Ford announced this week that its killing off the Fiesta compact for good. If this sounds like déjà vu, you're probably thinking of when the Blue Oval overlords smote the entry-level model in 2018. Or perhaps it was when they pulled the plug on the hot hatch Fiesta ST, the only Fiesta to carry on in 2019. It's understandable, but both of those culls were for the North American market. This time around, Ford's putting an end to the Fiesta in Europe, and that means it'll be gone for good.
Ford said that the Fiesta, along with the S-Max and Galaxy people movers, are getting the axe so they can focus (no pun intended, but since we're on the topic that model's going away in 2025) resources on electrification. The company has pledged to make all their passenger cars in Europe fully electric by 2030, with the remainder of their vehicles to follow by 2035.
For many Europeans, the end of the Fiesta is a significant milestone. When it shuffles off this motored coil next year, the nameplate will have been in production for 47 years. The Fiesta debuted in 1976, a response to the OPEC oil crisis and fuel efficient competition such as the VW Polo, Honda Civic and Renault 5. The body was penned by Tom Tjaarda at Ghia and evinced a clean, modern look that was simple yet crisp.
It was Ford's first front-wheel-drive global car, and was even sold in the U.S. briefly. Of course, as was the custom with light, nimble hatchbacks, performance versions soon sprung up, though those were never sold in America. While the Fiesta was originally short-lived in the U.S., it was a bona-fide hit in the rest of the world. The second-generation continued the popularity of the first, and even introduced technologies like the CVT in the 1980s, long before they became mainstream.
The U.S. didn't see the Fiesta again until the 2011 model year, when the car was on its sixth generation. During that time in the rest of the world, it had continued to top best-selling lists. The Fiesta got generally favorable reviews, but six years later Ford announced it was killing off all non-crossover cars except for the Mustang.
With that, the writing was on the wall. The Fiesta continued to sell moderately well in Europe, but even in that small car-loving market sales began to wane.

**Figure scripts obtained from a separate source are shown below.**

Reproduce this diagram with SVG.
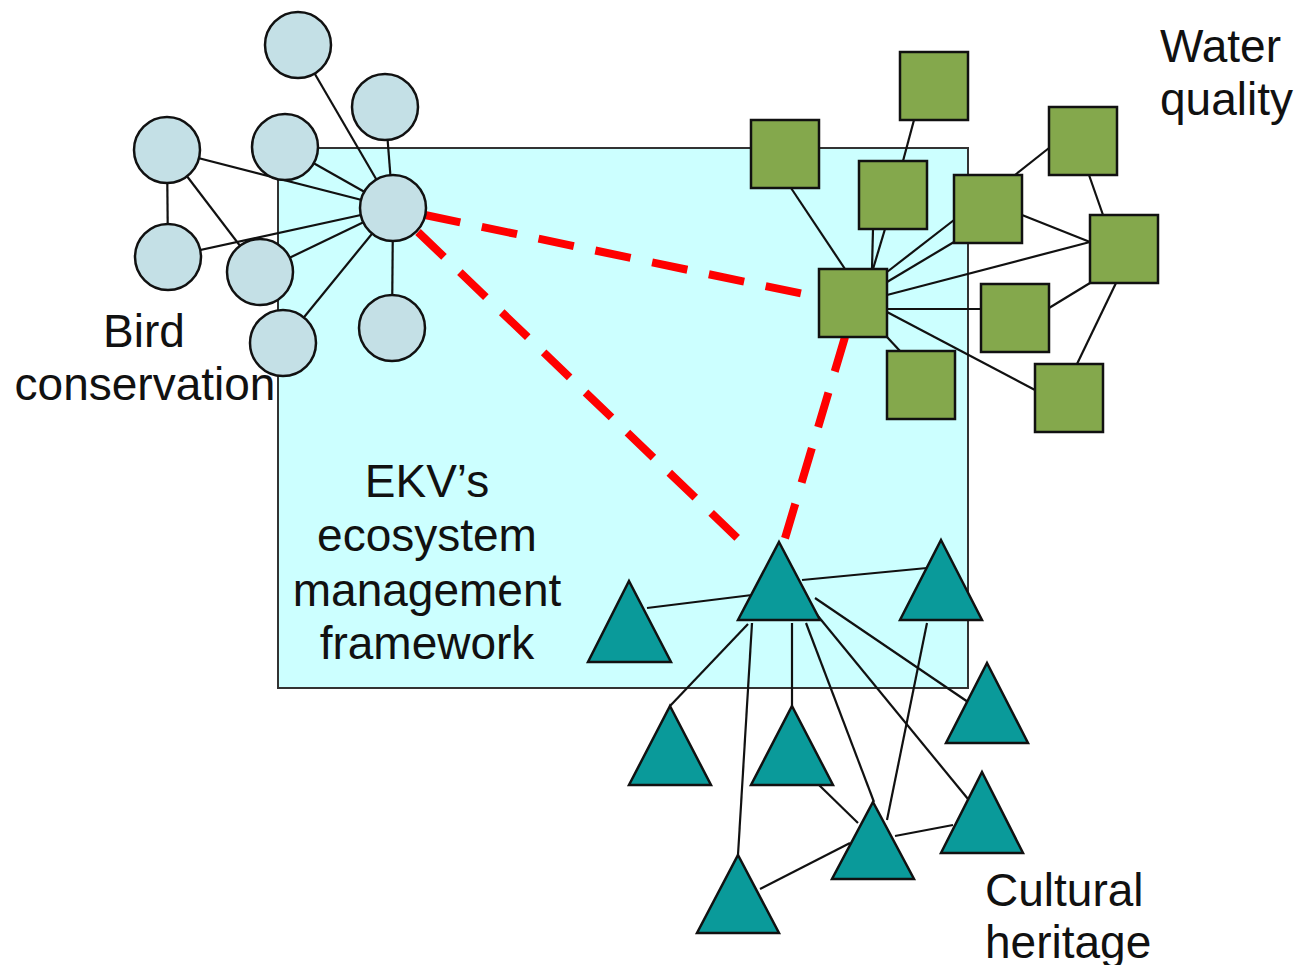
<svg xmlns="http://www.w3.org/2000/svg" width="1307" height="965" viewBox="0 0 1307 965">
<style>
.edge{stroke:#111;stroke-width:2.2;fill:none}
.dash{stroke:#ff0000;stroke-width:8;stroke-dasharray:36 22;fill:none}
.bird{fill:#c4e0e6;stroke:#111;stroke-width:2.5}
.water{fill:#84a84c;stroke:#111;stroke-width:2.5}
.cult{fill:#0a9a9a;stroke:#111;stroke-width:2.5}
.lbl{font-family:"Liberation Sans",Arial,sans-serif;font-size:46px;fill:#111}
</style>
<rect width="1307" height="965" fill="#ffffff"/>
<g id="framework">
<rect x="278" y="148" width="690" height="540" fill="#ccffff" stroke="#333" stroke-width="2"/>
<text class="lbl" text-anchor="middle" x="427" y="497">EKV’s</text>
<text class="lbl" text-anchor="middle" x="427" y="551">ecosystem</text>
<text class="lbl" text-anchor="middle" x="427" y="606">management</text>
<text class="lbl" text-anchor="middle" x="427" y="659">framework</text>
</g>
<g id="connectors">
<line class="edge" x1="298" y1="45" x2="393" y2="208"/>
<line class="edge" x1="385" y1="107" x2="393" y2="208"/>
<line class="edge" x1="167" y1="150" x2="393" y2="208"/>
<line class="edge" x1="285" y1="147" x2="393" y2="208"/>
<line class="edge" x1="167" y1="150" x2="168" y2="257"/>
<line class="edge" x1="167" y1="150" x2="260" y2="272"/>
<line class="edge" x1="168" y1="257" x2="393" y2="208"/>
<line class="edge" x1="260" y1="272" x2="393" y2="208"/>
<line class="edge" x1="283" y1="343" x2="393" y2="208"/>
<line class="edge" x1="392" y1="328" x2="393" y2="208"/>
<line class="edge" x1="791" y1="188" x2="845" y2="269"/>
<line class="edge" x1="914" y1="120" x2="903" y2="161"/>
<line class="edge" x1="873" y1="229" x2="872" y2="269"/>
<line class="edge" x1="885" y1="229" x2="873" y2="269"/>
<line class="edge" x1="954" y1="220" x2="887" y2="272"/>
<line class="edge" x1="954" y1="242" x2="887" y2="282"/>
<line class="edge" x1="1015" y1="175" x2="1049" y2="148"/>
<line class="edge" x1="1022" y1="215" x2="1090" y2="242"/>
<line class="edge" x1="1089" y1="175" x2="1103" y2="215"/>
<line class="edge" x1="887" y1="295" x2="1090" y2="242"/>
<line class="edge" x1="887" y1="309" x2="981" y2="309"/>
<line class="edge" x1="1049" y1="308" x2="1090" y2="283"/>
<line class="edge" x1="1116" y1="283" x2="1077" y2="364"/>
<line class="edge" x1="887" y1="337" x2="900" y2="351"/>
<line class="edge" x1="887" y1="312" x2="1035" y2="390"/>
<line class="edge" x1="647" y1="608" x2="752" y2="595"/>
<line class="edge" x1="802" y1="580" x2="927" y2="568"/>
<line class="edge" x1="748" y1="624" x2="670" y2="706"/>
<line class="edge" x1="752" y1="623" x2="738" y2="855"/>
<line class="edge" x1="792" y1="623" x2="792" y2="706"/>
<line class="edge" x1="806" y1="623" x2="874" y2="802"/>
<line class="edge" x1="813" y1="610" x2="968" y2="799"/>
<line class="edge" x1="815" y1="598" x2="968" y2="702"/>
<line class="edge" x1="927" y1="623" x2="887" y2="820"/>
<line class="edge" x1="819" y1="785" x2="858" y2="823"/>
<line class="edge" x1="895" y1="836" x2="953" y2="825"/>
<line class="edge" x1="760" y1="889" x2="850" y2="843"/>
<line class="dash" x1="425" y1="215" x2="818" y2="297"/>
<line class="dash" x1="418" y1="232" x2="752" y2="552"/>
<line class="dash" x1="845" y1="337" x2="783" y2="545"/>
</g>
<g id="bird-conservation">
<circle id="b1" class="bird" cx="298" cy="45" r="33"/>
<circle id="b2" class="bird" cx="385" cy="107" r="33"/>
<circle id="b3" class="bird" cx="167" cy="150" r="33"/>
<circle id="b4" class="bird" cx="285" cy="147" r="33"/>
<circle id="b5" class="bird" cx="393" cy="208" r="33"/>
<circle id="b6" class="bird" cx="168" cy="257" r="33"/>
<circle id="b7" class="bird" cx="260" cy="272" r="33"/>
<circle id="b8" class="bird" cx="283" cy="343" r="33"/>
<circle id="b9" class="bird" cx="392" cy="328" r="33"/>
<text class="lbl" text-anchor="middle" x="144" y="347">Bird</text>
<text class="lbl" text-anchor="middle" x="145" y="400">conservation</text>
</g>
<g id="water-quality">
<rect id="w1" class="water" x="751" y="120" width="68" height="68"/>
<rect id="w2" class="water" x="900" y="52" width="68" height="68"/>
<rect id="w3" class="water" x="859" y="161" width="68" height="68"/>
<rect id="w4" class="water" x="954" y="175" width="68" height="68"/>
<rect id="w5" class="water" x="1049" y="107" width="68" height="68"/>
<rect id="w6" class="water" x="1090" y="215" width="68" height="68"/>
<rect id="w7" class="water" x="819" y="269" width="68" height="68"/>
<rect id="w8" class="water" x="981" y="284" width="68" height="68"/>
<rect id="w9" class="water" x="887" y="351" width="68" height="68"/>
<rect id="w10" class="water" x="1035" y="364" width="68" height="68"/>
<text class="lbl" x="1160" y="62">Water</text>
<text class="lbl" x="1160" y="115">quality</text>
</g>
<g id="cultural-heritage">
<polygon id="t1" class="cult" points="629,581 671,662 588,662"/>
<polygon id="t2" class="cult" points="779,542 820,620 738,620"/>
<polygon id="t3" class="cult" points="941,540 982,620 900,620"/>
<polygon id="t4" class="cult" points="987,663 1028,743 946,743"/>
<polygon id="t5" class="cult" points="670,706 711,785 629,785"/>
<polygon id="t6" class="cult" points="792,706 833,785 751,785"/>
<polygon id="t7" class="cult" points="982,772 1023,853 941,853"/>
<polygon id="t8" class="cult" points="873,802 914,879 832,879"/>
<polygon id="t9" class="cult" points="738,855 779,933 697,933"/>
<text class="lbl" x="985" y="906">Cultural</text>
<text class="lbl" x="985" y="958">heritage</text>
</g>
</svg>
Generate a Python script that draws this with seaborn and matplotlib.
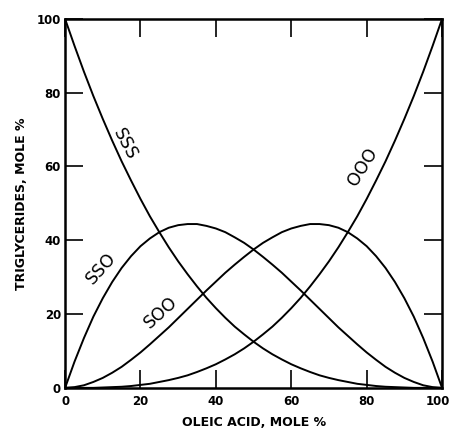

Buyers began to favor the Puma compact crossover and the Fiesta's profit margins just weren't enough for Ford. One account stated that Ford made more money from licensing its brand to Lego than from building the Fiesta.
According to the BBC, Ford has sold some 20 million units worldwide over its 47-year, seven-generation lifespan. That's a pretty good run no matter how you measure it. Unfortunately for fans of small, no-nonsense cars like the Fiesta — or who must buy them out of necessity — there's no more business case and the party will soon be over.